Well, DAMN! I just wasted $500 on struts because now I was going to have to replace the car, and new struts do not increase the value of a vehicle with 156,000 miles on it. Especially one that on a test drive will lead the test driver to believe it’s coming apart!

Knowing the odds were 100-1 against any chance of success, I took a look at the car’s right front wheel area to see if I could find anything obvious. Well, DUH! Just by pulling and bumping around on things I quickly found a BIG nut on a BIG bolt that was barely finger tight! A couple of turns with a ratchet handle and socket, and the “thunks” and “pops” disappeared!

Then I looked at the floor-mounted gearshift lever. Well, the rubber “boot” around the base of the handle had pulled out of the plastic floor fitting. I used a screwdriver to force it back into place. It is thick and heavy enough that it helps support the lever and keeps it from vibrating and rattling. That problem was also solved!

Total time to repair: maybe 15 minutes!

No, I am NOT saying I’m a great mechanic! That would be tempting, but would fall right into the... well... “hands”(?) of the resistential forces! Very soon, I predict, I and many of you as well will be hit with MAJOR failures that will NOT go away so easily!

There’s a huge sign on I-70 west of Denver as the highway descends out of the mountains heading east towards Kansas. It screams at you, “TRUCKERS — DON’T BE FOOLED! 6 more miles of steep downgrades!

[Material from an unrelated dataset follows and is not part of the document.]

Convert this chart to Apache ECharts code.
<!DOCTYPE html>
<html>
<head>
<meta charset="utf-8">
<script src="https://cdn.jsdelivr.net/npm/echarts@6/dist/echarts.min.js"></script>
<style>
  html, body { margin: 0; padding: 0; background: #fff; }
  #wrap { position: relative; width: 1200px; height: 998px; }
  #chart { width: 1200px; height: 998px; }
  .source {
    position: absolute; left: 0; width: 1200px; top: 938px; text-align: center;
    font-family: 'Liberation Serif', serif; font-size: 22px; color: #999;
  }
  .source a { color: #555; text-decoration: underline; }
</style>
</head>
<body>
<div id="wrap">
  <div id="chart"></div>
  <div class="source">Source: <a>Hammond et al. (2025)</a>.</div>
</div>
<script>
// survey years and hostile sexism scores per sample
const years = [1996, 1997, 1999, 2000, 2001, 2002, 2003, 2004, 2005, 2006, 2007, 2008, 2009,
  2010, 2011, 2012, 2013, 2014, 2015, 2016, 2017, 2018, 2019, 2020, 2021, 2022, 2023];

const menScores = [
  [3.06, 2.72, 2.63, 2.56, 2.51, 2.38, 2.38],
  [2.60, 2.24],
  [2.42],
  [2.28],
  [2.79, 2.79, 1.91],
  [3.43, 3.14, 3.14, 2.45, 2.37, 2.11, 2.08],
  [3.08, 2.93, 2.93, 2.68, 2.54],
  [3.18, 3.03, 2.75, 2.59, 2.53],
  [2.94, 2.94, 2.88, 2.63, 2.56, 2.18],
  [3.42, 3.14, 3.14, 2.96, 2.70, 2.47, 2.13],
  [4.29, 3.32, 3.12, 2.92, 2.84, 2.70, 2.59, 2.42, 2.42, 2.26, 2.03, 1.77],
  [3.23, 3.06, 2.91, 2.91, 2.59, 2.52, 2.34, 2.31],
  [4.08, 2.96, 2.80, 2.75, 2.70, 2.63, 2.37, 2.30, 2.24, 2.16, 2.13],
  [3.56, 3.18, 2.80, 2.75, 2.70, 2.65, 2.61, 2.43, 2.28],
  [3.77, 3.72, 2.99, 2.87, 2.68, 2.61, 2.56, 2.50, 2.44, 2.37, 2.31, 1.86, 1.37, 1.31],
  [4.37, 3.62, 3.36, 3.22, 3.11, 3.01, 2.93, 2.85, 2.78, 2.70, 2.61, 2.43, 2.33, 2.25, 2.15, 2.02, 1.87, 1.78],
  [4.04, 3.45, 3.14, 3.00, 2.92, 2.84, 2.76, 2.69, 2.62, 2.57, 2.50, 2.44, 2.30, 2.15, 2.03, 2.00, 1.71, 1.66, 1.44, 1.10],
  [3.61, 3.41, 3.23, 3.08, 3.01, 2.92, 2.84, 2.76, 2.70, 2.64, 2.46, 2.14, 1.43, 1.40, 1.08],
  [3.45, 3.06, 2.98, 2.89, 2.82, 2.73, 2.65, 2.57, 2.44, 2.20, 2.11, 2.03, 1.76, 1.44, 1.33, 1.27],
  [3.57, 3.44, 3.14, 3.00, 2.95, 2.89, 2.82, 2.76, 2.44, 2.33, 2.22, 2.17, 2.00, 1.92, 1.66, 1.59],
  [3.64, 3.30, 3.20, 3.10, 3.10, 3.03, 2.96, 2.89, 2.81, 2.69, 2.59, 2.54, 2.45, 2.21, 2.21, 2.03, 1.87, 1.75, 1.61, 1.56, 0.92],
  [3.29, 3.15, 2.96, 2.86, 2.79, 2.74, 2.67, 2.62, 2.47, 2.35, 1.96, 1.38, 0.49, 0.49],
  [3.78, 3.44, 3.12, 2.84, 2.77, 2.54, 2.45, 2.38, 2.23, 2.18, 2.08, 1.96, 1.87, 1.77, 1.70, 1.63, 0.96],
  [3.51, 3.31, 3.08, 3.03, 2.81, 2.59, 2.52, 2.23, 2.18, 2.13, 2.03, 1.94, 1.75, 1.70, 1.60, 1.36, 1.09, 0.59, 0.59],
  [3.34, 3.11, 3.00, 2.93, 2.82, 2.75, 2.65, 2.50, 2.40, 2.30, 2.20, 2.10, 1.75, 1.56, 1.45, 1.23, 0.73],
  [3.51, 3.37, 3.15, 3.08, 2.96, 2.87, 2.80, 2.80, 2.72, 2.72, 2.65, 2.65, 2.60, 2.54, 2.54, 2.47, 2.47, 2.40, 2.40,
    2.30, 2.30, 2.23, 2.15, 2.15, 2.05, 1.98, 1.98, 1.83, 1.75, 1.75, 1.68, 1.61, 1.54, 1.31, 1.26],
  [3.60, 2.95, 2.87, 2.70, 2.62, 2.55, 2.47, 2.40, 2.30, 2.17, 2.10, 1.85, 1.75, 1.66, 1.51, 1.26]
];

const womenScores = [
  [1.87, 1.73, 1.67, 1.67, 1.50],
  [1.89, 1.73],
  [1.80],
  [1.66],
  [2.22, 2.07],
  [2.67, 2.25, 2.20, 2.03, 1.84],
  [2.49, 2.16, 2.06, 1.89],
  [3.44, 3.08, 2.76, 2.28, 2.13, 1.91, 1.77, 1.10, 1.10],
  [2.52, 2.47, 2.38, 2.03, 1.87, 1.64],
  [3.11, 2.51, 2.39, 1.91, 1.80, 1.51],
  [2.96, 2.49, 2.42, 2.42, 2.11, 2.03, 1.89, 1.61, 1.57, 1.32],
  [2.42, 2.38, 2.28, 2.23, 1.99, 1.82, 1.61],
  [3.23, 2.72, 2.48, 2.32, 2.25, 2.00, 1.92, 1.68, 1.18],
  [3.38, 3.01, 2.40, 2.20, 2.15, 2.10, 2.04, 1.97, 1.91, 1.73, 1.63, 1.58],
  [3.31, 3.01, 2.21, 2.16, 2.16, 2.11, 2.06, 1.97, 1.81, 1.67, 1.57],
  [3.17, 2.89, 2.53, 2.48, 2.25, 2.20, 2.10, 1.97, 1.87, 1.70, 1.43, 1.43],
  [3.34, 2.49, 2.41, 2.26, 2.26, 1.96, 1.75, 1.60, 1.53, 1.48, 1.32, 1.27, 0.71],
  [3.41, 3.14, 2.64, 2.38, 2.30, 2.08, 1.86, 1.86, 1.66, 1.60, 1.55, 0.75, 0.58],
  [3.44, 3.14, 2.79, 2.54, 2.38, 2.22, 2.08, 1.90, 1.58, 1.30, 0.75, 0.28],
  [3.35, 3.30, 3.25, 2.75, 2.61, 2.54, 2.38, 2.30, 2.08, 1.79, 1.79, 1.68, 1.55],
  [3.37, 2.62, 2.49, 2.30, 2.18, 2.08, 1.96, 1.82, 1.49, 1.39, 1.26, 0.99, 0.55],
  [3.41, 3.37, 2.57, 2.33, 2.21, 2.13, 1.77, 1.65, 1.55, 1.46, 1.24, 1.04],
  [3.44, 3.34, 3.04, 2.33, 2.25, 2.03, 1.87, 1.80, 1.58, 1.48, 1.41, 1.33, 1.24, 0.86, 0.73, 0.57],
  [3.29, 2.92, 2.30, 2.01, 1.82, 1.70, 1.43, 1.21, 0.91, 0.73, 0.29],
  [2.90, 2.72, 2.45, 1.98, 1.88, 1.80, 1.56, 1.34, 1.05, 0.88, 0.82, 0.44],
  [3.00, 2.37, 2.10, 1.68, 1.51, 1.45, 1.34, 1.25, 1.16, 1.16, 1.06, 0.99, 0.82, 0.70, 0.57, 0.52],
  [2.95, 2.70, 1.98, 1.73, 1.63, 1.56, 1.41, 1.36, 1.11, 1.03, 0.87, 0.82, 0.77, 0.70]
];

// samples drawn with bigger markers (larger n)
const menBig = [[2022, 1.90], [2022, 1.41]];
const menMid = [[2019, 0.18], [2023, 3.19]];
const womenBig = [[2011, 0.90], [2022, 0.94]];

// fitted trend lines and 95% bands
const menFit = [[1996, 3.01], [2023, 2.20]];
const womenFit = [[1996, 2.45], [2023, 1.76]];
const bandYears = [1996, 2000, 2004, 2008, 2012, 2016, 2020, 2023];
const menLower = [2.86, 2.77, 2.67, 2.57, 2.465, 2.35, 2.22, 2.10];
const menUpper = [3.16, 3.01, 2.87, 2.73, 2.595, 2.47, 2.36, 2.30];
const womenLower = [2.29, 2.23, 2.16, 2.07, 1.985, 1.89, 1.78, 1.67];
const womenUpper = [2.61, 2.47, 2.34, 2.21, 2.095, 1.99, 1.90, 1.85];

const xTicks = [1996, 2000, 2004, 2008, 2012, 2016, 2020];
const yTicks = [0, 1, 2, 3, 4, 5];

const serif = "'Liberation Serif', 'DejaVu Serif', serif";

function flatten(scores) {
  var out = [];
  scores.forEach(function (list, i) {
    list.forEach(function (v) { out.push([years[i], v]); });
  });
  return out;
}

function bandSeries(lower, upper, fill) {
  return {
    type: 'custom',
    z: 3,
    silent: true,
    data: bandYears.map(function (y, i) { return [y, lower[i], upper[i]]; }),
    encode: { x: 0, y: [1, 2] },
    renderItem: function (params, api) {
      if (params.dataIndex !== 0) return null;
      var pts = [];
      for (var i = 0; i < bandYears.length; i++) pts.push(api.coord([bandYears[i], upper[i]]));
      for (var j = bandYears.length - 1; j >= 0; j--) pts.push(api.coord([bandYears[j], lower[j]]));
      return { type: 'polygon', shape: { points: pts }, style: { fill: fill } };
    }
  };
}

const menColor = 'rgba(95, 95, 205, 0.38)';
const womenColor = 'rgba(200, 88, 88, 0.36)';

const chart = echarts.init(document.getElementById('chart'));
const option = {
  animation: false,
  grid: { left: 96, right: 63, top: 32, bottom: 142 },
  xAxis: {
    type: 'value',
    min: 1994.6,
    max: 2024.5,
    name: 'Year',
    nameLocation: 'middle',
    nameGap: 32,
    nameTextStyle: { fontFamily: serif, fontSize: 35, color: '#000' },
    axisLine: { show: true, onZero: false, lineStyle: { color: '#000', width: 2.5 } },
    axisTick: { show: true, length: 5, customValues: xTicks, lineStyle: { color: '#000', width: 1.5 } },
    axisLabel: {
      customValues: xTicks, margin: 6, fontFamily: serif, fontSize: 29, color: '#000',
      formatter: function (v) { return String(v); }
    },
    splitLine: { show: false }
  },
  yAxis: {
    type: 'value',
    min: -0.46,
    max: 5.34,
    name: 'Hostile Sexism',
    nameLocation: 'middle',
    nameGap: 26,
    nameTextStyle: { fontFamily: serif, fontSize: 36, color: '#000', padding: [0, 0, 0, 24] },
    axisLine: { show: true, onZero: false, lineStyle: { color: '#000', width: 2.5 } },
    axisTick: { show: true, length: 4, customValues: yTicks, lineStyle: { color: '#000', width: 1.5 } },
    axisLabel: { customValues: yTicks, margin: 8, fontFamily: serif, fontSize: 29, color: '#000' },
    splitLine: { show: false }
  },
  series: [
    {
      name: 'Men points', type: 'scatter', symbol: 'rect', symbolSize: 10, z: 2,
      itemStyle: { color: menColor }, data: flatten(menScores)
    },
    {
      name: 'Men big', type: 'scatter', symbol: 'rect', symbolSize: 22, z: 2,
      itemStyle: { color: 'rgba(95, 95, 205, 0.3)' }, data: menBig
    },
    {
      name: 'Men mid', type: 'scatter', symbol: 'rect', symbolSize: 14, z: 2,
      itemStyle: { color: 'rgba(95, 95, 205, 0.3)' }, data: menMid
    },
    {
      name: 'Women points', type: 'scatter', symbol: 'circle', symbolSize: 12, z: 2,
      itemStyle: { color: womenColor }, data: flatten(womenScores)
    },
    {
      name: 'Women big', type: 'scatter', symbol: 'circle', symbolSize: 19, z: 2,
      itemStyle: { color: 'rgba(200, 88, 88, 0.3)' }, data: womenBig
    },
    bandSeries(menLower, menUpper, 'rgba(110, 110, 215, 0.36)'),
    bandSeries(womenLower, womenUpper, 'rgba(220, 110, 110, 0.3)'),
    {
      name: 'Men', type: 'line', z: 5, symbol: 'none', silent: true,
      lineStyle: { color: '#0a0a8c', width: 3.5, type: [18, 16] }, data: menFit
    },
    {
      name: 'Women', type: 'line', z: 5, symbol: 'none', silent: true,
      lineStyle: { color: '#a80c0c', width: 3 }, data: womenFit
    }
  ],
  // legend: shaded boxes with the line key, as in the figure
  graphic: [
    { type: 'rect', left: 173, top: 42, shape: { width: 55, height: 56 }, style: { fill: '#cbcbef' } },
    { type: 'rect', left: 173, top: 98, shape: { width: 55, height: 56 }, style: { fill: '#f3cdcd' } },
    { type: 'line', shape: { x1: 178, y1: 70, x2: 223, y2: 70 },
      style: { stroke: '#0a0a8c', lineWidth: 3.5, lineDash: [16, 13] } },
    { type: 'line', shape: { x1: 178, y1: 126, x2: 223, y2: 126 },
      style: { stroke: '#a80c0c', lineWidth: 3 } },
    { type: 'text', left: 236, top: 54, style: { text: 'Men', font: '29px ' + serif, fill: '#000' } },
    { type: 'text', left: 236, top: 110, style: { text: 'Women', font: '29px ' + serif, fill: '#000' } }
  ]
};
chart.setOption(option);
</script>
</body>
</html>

Well, likewise, I implore you, don’t be fooled!

Our so-called “inanimate” objects are gathering their forces, and when the strike comes, it’ll be a beauty!

6 comments:

Shesawriter said...

My husbands car decided not to start when he got off from work. Five minutes later, he tried to start it again, and it worked. It was testing him. I'm sure of it. ;-)

Tanya

Faith Bicknell said...

I'm lucky. My hubby is a mechanic for a Ford dealership.

Nankin said...

I have a great friend who had a Buick that kept going "KLUNK" everytime he'd turn a corner. He took it in to the dearler to have it checked out. At the end of the day, he went to pick it up and everything was fine. He asked the dealer how they fixed it...are you ready for this? "We took the bowling ball out of the trunk."

Tnaks for the Giecko gecko laugh. I almost wet my pants laughing. Hey, at least I won the battle with the alram system people.

Anonymous said...

I used to have a mini cooper (the old one) and I swear that car had personality. If I cared for it and washed it and changed its oil every 3000 miles it was fine.

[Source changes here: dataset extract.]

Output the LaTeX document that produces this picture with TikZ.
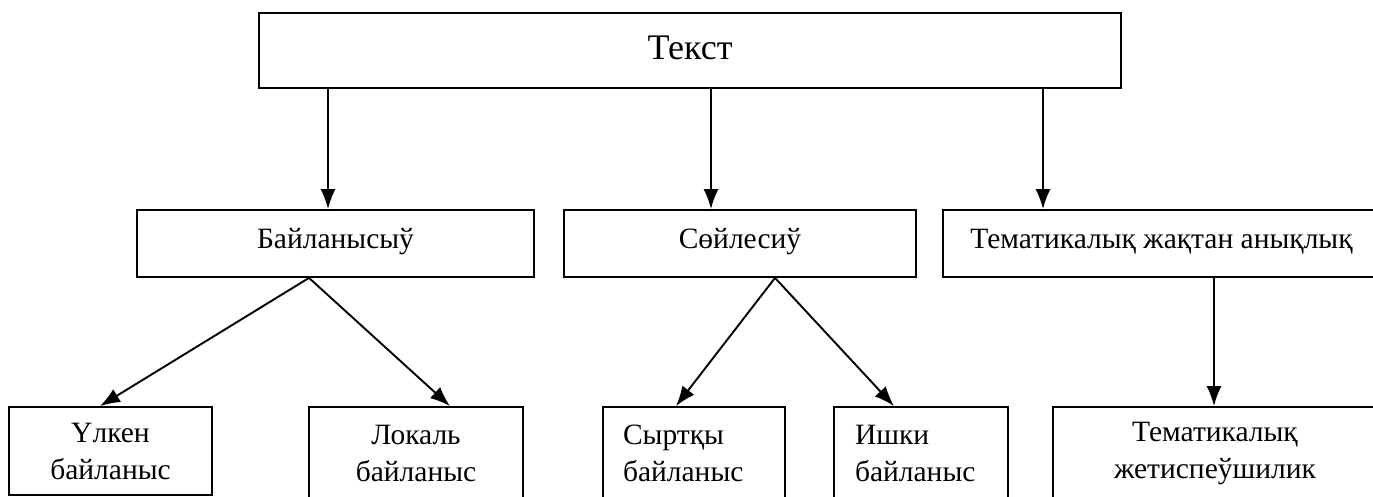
\documentclass[tikz,border=0pt]{standalone}
\usepackage{fontspec}
\setmainfont{Liberation Serif}
\usetikzlibrary{arrows.meta}

\tikzset{
  blok/.style={draw, line width=1.8pt, inner sep=0pt, font=\fontsize{29.5}{37}\selectfont},
  orta/.style={blok, minimum height=67pt, text height=20pt, text depth=10pt},
  asti/.style={blok, align=center},
  astisol/.style={blok, align=left},
  arr/.style={line width=1.9pt, -{Latex[length=20pt,width=15pt]}}
}

\begin{document}
\begin{tikzpicture}[x=1pt,y=-1pt]
\useasboundingbox (0,0) rectangle (1373,497);

% joqari
\node[blok, minimum width=862pt, minimum height=75pt, text height=24pt, text depth=5pt,
      font=\fontsize{36}{40}\selectfont] (tekst) at (690,50.5) {Текст};

% orta qatar
\node[orta, minimum width=397pt] (bai) at (335.5,243.5) {Байланысыў};
\node[orta, minimum width=352pt] (soy) at (740,243.5) {Сөйлесиў};
\node[orta, minimum width=437pt] (tema) at (1161.5,243.5) {Тематикалық жақтан анықлық};

% tomengi qatar
\node[asti, minimum width=203pt, minimum height=88pt] (ulken) at (110.5,451) {Үлкен\\байланыс};
\node[asti, minimum width=214pt, minimum height=93pt] (lokal) at (416,453.5) {Локаль\\байланыс};
\node[astisol, minimum height=93pt, inner xsep=20pt, text width=142pt] (sirtqi) at (694,453.5) {Сыртқы\\байланыс};
\node[astisol, minimum height=93pt, inner xsep=21pt, text width=132pt] (ishki) at (921,453.5) {Ишки\\байланыс};
\node[asti, minimum width=324pt, minimum height=93pt] (temj) at (1215,453.5) {Тематикалық\\жетиспеўшилик};

% baylanislar
\draw[arr] (tekst.south -| 328,0) -- (bai.north -| 328,0);
\draw[arr] (tekst.south -| 711,0) -- (soy.north -| 711,0);
\draw[arr] (tekst.south -| 1043,0) -- (tema.north -| 1043,0);

\draw[arr] (bai.south -| 309,0) -- ([xshift=-10.5pt]ulken.north);
\draw[arr] (bai.south -| 309,0) -- ([xshift=34pt]lokal.north);
\draw[arr] (soy.south -| 775,0) -- ([xshift=-18pt]sirtqi.north);
\draw[arr] (soy.south -| 775,0) -- ([xshift=-27pt]ishki.north);
\draw[arr] (tema.south -| 1214,0) -- (temj.north -| 1214,0);
\end{tikzpicture}
\end{document}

If I missed washing it on a month it overheated so smoke was filling up the car (stopped filled with water, no leaks) the second timeb) the water pump blew up creating an interesting water fountain under the bonnet.

Also the hazzard warning lights would stop working the day before the MOT test (this happened 2 years running).

However iit was the best car I have ever driven.

Anonymous said...

My husband cant work on anything.. Unless it can be welded.. he is far from able to fix anything.. I'm hte handy (wo)Man around here.. I do it all.. For instance..

Today.. Hubby was yelling and cussing Diva's bike.. As the chain had come off and with 3 screw drivers he tried to get it back on.. After listening to him for about 15 minutes.. i went out there to see what the problem was. he was furious.. He turned around to put something down and I had the chain on it in less than 3 seconds.. he said,"HOW did you do that?" I told him it was easy.. needless to say he was a lil deflated that I did something rather quickly that he couldnt accomplish in almost 20 minutes..

kenju said...

Mr. kenju's car is sitting out in front of our house now. We had to be towed last Sat. after the parade, and we discovered that the radiator was cracked. UGH!